Monday, 21 April 2014

Spring Unleashes Memories


            Isn’t it odd how spring unleashes memories?

            The other morning while looking out the window at the concrete fields of Manhattan I was transported back to a farm on the South East tip of Ireland where the South Atlantic crashes headlong into the Irish Sea.

            It was a wild, salt-sprayed place where shipwrecks were often left to rust on gravelly beaches. On summer days, however, there was nothing like it – no people, just seagulls diving against a backdrop of the moody Saltee Islands. The beach was ever treacherous for the gravel moved under the pounding surf; we children were forbidden to swim there.

            My father, a merchant marine, didn’t give a damn. If the mood was on him, he’d hop in and swim outwards, folly in itself, for the currents and eddies could sweep you out to sea.

            We watched fearfully but he never stayed in long. “Just coolin’ off,” as he put it, “nothin’ like the sting of the salt on your skin!”

            Perhaps he needed it, for he was the eldest son and had a tense relationship with my grandfather who owned the big farm, and another of equal size on the outskirts of Wexford Town some 12 miles away. They clashed often for both were strong-willed, with the result that my father would storm off to sea leaving my grandfather to brood in his absence.

            The old man was beginning to lose it but was unwilling to give up the reins - a common enough situation on the farms of Ireland back then, probably still is today.

            But that’s just the background, the memory is of an early summer’s morning when my father, my brother and I drove fifty or more prime bullocks from the windswept farm to the rich pastures outside Wexford, where they would fatten until the fall before being shipped to Birkenhead for slaughter.

            I was probably eleven years of age, my brother, Jimmy, ten. Strange how huge livestock could be afraid of such tiny drovers, but we wielded our sticks with authority and weren’t shy about whacking an errant bullock on the behind.

            We set off at dawn for it was imperative to get as much of the twelve miles covered while traffic was light. My father drove a grey Volkswagen ahead of the herd while Jimmy and I brought up the rear. Bullocks are stupid but they can be curious too and often wished to make the acquaintance of their peers who watched them pass from behind ditch and fence.

            My father knew all the broken gates and loose palings, and lined up the car beside them; then when the herd had passed, he’d rev up that bug and inch forward to lead the way again.

            The morning was glorious - thrush and lark serenaded us as we passed through land that had been fought over by every invader who ever set foot in Ireland. The roads were narrow and we moved uneventfully with many the wave from laborer’s cottage and farmhouse.

            But our trial came at the village of Killinick on the main road from Rosslare Harbor where we hit traffic arriving off the boat from Le Havre. Many the speeding German and French automobile was stopped in its tracks and forced to fall into convoy behind the ambling herd. A number of motorists jumped out to take pictures of the pint-size herders, but Jimmy and I paid them no heed, though secretly we were chuffed.

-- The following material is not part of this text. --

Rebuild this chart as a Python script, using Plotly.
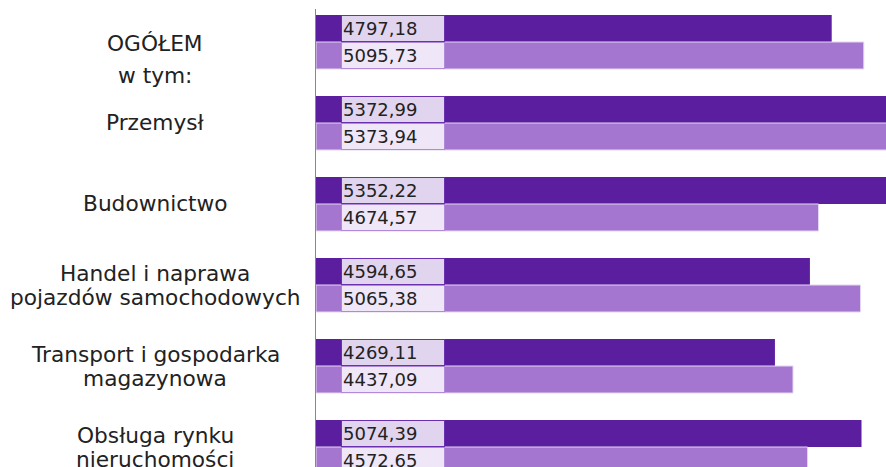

            We crossed over Killinick railway bridge then up the steep hill, thirty or more cars straggling in our wake, until we made it to the winding back roads that led to the farm outside Wexford.

            I still retain a sense of power of the land that struck me on that dewy morning. Politicians and priests may think they control it, but they’re just transient possessors. The land endures - or does it?

            Some years later, after another row, my father stormed back to sea, my grandfather died soon thereafter, and the beautiful farm outside Wexford Town was swallowed up in a miasma of housing estates.

            The other farm still stands; I occasionally stroll its salty beaches and look for two worried boys watching a father swim out to sea - when spring unleashes memories.